Exhibit 99.1
FOR IMMEDIATE RELEASE
| | |
Contact: | | Paul K. Suijk |
| | Senior Vice President and CFO |
| | (804) 287-5694 |
Cadmus Communications Announces Sale of
$125 Million of Senior Subordinated Notes
RICHMOND, Virginia (June 10, 2004) — Cadmus Communications Corporation (Nasdaq/NM: CDMS) (“Cadmus” or “the Company”) today announced that it has agreed to the sale of $125,000,000 aggregate principal amount of 8 3/8% Senior Subordinated Notes due 2014. The net proceeds from the sale of the notes, together with borrowings under its revolving credit facility, will be used to fund the tender offer for all of its outstanding $125,000,000 aggregate principal amount of 9 3/4% Senior Subordinated Notes due 2009.
The new notes have not been registered under the Securities Act of 1933 and, unless so registered, may not be offered or sold in the United States except pursuant to an exemption from, or in a transaction not subject to, the registration requirements of the Securities Act and applicable state securities laws.
Cadmus Communications Corporation provides end-to-end, integrated graphic communications services to professional publishers, not-for-profit societies and corporations. Cadmus is the world’s largest provider of content management and production services to scientific, technical and medical journal publishers, the fourth largest periodicals printer in North America, and a leading provider of specialty packaging and promotional printing services. Additional information about Cadmus is available at www.cadmus.com.

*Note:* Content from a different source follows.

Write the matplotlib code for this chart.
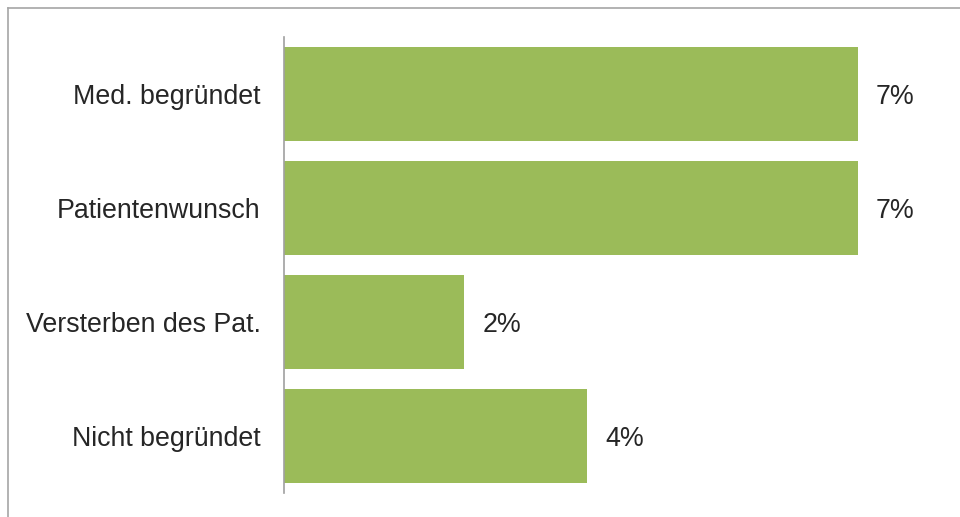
import matplotlib.pyplot as plt
from matplotlib.lines import Line2D

# Gründe (von oben nach unten)
categories = ["Med. begründet", "Patientenwunsch", "Versterben des Pat.", "Nicht begründet"]
values = [7.0, 7.0, 2.2, 3.7]
labels = ["7%", "7%", "2%", "4%"]

plt.rcParams['font.family'] = ['Liberation Sans', 'DejaVu Sans']

fig = plt.figure(figsize=(9.6, 5.17), dpi=100)
ax = fig.add_axes([0.296, 0.0464, 0.683, 0.8820])

y = list(range(len(categories)))
ax.barh(y, values, height=0.83, color='#9BBB59')
ax.set_ylim(len(categories) - 0.5, -0.5)
ax.set_xlim(0, 8)

for yi, v, lab in zip(y, values, labels):
    ax.annotate(lab, (v, yi), xytext=(13, 0), textcoords='offset points',
                va='center_baseline', ha='left', fontsize=19.3, color='#262626')

ax.set_yticks(y)
ax.set_yticklabels(categories, fontsize=19.3, color='#262626')
ax.tick_params(axis='y', length=0, pad=17)
ax.set_xticks([])
for s in ['top', 'right', 'bottom']:
    ax.spines[s].set_visible(False)
ax.spines['left'].set_color('#A0A0A0')
ax.spines['left'].set_linewidth(1.2)

# grauer Rahmen oben und links
fig.add_artist(Line2D([8/960, 1], [1 - 8/517, 1 - 8/517], color='#A6A6A6', lw=1.2, transform=fig.transFigure))
fig.add_artist(Line2D([8/960, 8/960], [0, 1 - 8/517], color='#A6A6A6', lw=1.2, transform=fig.transFigure))

fig.savefig('out.png', dpi=100)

Statements contained in this release relating to Cadmus’ future prospects and performance are “forward-looking statements” that are subject to risks and uncertainties that could cause actual results to differ materially from those expressed or implied by such statements. Factors that could cause actual results to differ materially from management’s expectations include but are not limited to: (1) the overall economic environment, (2) the equity market performance and interest rate environment, which can impact our pension liability, (3) our ability to develop and market new capabilities and services to take advantage of technology changes in the publishing process, especially for scientific, technical and medical journals, (4) significant price pressure in the markets in which we compete, (5) the loss of significant customers or the decrease in demand from customers, (6) our ability to continue to obtain improved efficiencies and lower production costs, (7) the financial condition and ability to pay of certain customers, (8) the impact of industry consolidation among key customers, and (9) our ability to operate effectively in markets outside of North America. Other risk factors are detailed from time to time in our Securities and Exchange Commission filings. The information provided in this release is provided only as of the date of this release, and we undertake no obligation to update any forward-looking statements made herein.